→ What you need to do
Below, find the line containing "Recreate this image as a Python" and the line containing "import plotly.graph_objects as go"; reproduce exactly those two and every line between them, omitting pictures.

--- START Listing ---

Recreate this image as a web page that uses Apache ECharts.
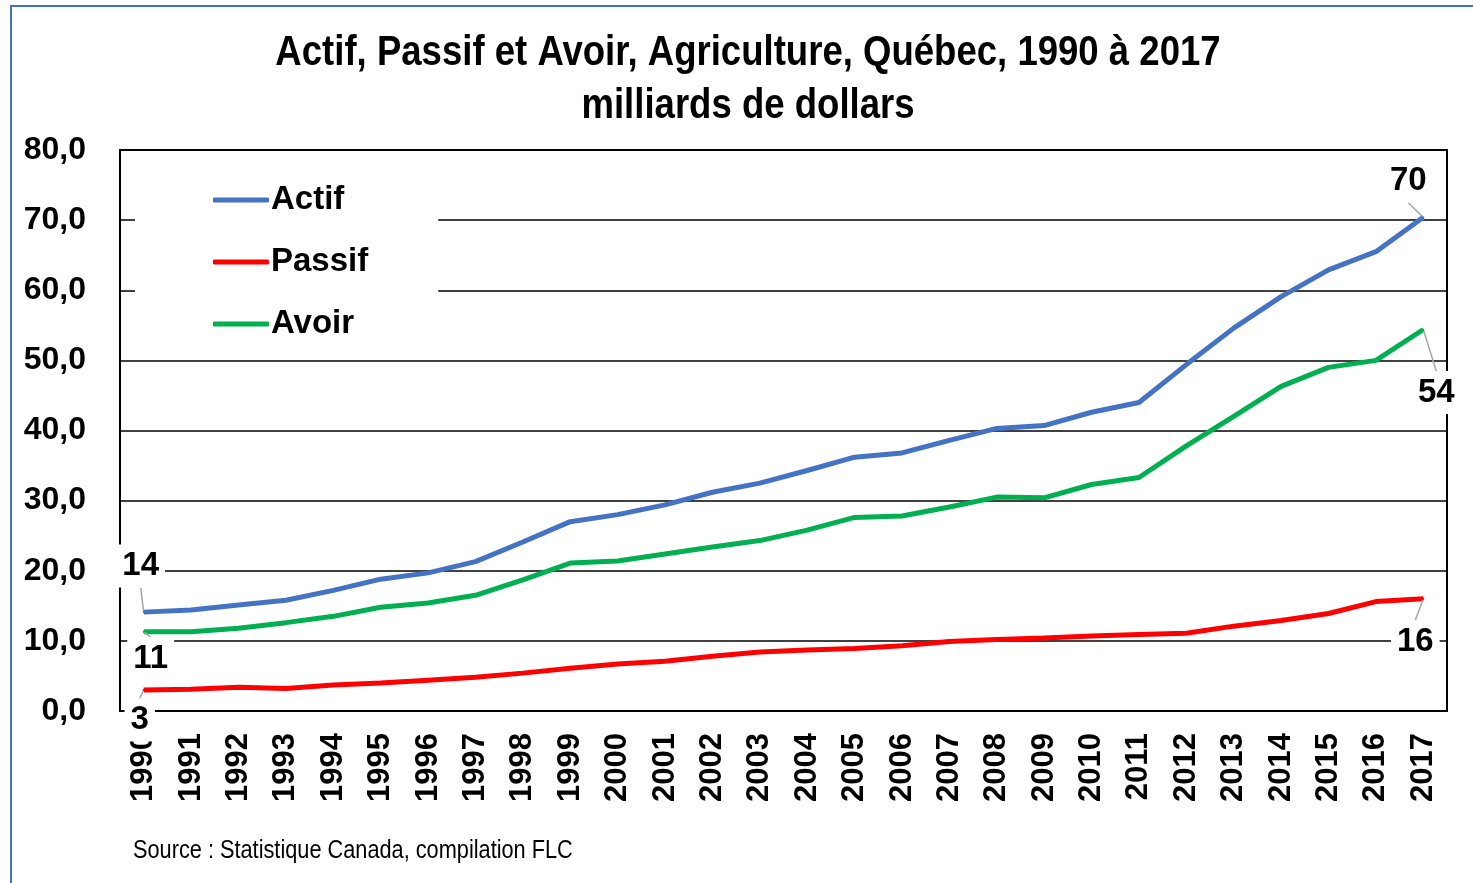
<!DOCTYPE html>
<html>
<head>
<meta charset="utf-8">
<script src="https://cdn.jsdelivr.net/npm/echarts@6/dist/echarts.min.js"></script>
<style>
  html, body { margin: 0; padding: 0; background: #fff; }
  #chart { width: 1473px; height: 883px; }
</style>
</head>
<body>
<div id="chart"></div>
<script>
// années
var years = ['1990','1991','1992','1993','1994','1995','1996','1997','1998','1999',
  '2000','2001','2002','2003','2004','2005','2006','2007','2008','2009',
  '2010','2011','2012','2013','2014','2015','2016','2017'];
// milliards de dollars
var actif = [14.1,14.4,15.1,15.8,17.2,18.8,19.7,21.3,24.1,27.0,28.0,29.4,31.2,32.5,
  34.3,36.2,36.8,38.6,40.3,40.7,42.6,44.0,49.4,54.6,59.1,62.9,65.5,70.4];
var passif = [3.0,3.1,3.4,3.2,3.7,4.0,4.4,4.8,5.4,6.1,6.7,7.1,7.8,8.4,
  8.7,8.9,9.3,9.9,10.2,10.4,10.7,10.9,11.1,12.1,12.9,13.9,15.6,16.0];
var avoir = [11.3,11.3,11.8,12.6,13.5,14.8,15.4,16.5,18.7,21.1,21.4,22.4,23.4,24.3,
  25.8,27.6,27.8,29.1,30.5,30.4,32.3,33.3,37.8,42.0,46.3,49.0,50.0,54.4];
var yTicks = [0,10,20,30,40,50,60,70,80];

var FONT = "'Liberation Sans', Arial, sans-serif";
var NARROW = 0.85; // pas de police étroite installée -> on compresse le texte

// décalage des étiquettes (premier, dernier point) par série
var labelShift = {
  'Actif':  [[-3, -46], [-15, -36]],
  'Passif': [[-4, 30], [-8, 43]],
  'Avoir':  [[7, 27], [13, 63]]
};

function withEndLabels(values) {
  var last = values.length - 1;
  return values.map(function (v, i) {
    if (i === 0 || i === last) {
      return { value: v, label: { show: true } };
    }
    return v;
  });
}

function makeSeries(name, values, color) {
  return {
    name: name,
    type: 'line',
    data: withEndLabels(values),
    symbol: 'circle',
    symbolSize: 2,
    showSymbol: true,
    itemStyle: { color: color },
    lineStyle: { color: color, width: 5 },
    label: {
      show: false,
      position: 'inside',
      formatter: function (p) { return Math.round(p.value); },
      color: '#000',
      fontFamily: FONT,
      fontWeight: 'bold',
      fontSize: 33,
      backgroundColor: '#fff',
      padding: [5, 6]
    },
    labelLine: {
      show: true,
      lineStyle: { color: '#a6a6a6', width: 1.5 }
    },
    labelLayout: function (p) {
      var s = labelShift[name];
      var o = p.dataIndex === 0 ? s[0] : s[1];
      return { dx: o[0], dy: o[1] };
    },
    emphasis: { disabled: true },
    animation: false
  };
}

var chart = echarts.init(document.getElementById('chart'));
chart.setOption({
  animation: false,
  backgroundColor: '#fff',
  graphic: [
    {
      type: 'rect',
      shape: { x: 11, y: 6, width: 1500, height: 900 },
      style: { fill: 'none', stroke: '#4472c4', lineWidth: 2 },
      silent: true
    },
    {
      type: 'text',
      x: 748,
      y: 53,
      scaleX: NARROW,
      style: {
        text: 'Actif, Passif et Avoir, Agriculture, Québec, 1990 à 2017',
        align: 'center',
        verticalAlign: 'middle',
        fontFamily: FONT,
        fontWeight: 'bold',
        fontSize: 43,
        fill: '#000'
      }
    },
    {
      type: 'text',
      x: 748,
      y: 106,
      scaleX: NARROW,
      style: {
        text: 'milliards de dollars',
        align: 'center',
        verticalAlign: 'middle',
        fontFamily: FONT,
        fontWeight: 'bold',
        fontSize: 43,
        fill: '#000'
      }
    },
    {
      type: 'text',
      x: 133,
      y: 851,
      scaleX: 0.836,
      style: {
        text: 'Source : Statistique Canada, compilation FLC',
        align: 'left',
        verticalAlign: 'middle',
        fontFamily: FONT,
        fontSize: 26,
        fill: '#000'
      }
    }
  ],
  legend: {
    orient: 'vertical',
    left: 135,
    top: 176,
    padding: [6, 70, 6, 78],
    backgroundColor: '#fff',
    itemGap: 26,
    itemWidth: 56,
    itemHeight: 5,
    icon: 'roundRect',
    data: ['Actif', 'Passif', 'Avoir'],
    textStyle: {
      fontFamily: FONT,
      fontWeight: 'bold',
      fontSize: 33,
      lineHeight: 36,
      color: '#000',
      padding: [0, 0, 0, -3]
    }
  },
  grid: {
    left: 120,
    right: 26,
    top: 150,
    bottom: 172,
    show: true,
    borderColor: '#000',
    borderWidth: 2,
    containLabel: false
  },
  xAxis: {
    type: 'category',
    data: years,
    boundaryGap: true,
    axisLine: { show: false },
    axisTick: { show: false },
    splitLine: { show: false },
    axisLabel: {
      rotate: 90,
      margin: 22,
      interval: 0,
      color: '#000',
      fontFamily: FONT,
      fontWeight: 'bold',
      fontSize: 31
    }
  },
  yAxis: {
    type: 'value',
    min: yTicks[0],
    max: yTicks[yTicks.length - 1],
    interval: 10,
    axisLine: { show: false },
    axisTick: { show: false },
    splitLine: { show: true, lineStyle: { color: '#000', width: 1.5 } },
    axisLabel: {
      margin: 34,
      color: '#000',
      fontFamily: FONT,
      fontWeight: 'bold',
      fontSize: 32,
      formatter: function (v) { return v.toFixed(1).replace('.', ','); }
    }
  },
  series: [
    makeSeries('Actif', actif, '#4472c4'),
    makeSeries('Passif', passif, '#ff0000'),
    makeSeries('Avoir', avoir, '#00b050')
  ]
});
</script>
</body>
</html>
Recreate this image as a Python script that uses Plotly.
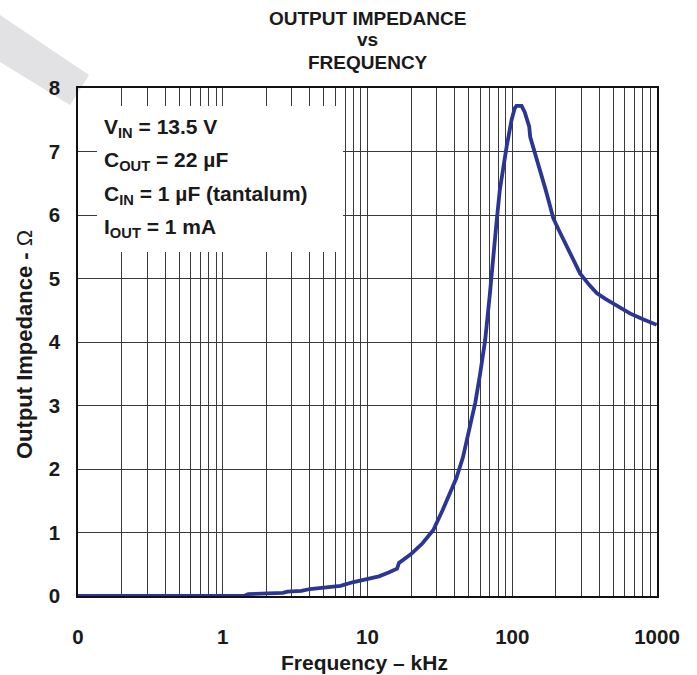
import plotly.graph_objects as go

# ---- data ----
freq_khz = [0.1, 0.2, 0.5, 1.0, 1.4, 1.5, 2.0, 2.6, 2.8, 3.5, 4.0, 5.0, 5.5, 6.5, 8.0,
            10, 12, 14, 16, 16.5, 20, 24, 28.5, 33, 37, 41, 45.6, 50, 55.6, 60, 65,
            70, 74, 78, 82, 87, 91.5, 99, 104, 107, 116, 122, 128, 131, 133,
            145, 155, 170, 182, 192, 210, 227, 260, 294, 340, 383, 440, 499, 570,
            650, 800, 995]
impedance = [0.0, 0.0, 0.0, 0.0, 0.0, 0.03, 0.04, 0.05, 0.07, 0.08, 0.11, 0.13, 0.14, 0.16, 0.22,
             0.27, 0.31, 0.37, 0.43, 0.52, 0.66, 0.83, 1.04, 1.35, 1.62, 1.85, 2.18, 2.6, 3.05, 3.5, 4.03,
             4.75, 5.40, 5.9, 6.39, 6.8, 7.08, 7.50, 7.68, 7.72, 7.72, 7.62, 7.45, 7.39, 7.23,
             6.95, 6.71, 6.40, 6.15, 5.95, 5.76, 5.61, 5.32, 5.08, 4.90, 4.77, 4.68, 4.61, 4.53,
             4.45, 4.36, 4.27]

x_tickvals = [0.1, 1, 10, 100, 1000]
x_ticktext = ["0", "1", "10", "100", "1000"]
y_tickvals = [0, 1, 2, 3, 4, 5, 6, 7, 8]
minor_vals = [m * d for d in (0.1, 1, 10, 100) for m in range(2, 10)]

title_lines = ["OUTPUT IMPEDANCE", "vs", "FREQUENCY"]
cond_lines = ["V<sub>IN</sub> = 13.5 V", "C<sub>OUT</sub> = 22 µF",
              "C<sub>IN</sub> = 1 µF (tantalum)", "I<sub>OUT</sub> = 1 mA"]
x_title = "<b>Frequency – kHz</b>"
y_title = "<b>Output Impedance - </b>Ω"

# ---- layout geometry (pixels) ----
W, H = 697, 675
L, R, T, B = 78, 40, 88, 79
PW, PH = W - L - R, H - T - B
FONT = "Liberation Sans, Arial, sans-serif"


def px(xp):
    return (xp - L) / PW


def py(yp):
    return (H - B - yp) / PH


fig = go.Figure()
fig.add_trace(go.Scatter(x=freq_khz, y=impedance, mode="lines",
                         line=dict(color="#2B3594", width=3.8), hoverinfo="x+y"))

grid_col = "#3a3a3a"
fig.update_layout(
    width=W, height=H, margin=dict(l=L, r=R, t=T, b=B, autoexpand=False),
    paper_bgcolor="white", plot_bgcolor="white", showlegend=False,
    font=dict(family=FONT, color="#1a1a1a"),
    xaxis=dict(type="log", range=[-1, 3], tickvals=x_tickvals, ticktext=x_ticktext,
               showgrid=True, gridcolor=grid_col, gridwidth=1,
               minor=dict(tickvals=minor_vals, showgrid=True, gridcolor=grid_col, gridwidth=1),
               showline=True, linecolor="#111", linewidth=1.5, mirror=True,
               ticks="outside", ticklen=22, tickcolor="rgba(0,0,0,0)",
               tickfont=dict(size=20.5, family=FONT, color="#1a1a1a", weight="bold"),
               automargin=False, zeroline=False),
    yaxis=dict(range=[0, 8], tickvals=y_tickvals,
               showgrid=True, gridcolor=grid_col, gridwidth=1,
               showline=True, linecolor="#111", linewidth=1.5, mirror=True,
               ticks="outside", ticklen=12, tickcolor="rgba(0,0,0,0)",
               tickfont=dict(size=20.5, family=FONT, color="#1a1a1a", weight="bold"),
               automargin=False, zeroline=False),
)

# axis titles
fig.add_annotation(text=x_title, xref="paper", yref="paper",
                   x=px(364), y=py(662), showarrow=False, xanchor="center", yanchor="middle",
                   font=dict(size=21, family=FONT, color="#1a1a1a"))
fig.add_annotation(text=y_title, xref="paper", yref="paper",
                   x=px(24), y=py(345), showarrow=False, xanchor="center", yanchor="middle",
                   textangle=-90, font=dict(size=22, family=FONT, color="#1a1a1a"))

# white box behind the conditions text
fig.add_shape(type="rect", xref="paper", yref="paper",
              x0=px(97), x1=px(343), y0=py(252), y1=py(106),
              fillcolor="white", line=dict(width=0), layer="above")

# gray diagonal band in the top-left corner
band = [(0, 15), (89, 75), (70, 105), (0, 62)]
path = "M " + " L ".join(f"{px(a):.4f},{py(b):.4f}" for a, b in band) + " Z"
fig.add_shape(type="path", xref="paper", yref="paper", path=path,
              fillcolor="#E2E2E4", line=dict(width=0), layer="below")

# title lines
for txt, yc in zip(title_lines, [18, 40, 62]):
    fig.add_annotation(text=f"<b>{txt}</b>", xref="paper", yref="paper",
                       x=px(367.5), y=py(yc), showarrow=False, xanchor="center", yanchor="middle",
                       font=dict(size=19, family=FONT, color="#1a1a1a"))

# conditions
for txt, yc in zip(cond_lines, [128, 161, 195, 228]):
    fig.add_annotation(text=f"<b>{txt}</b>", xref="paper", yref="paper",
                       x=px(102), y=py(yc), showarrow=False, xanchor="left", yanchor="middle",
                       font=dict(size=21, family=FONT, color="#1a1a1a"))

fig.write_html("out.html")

--- END Listing ---

→ Response
Recreate this image as a Python script that uses Plotly.
import plotly.graph_objects as go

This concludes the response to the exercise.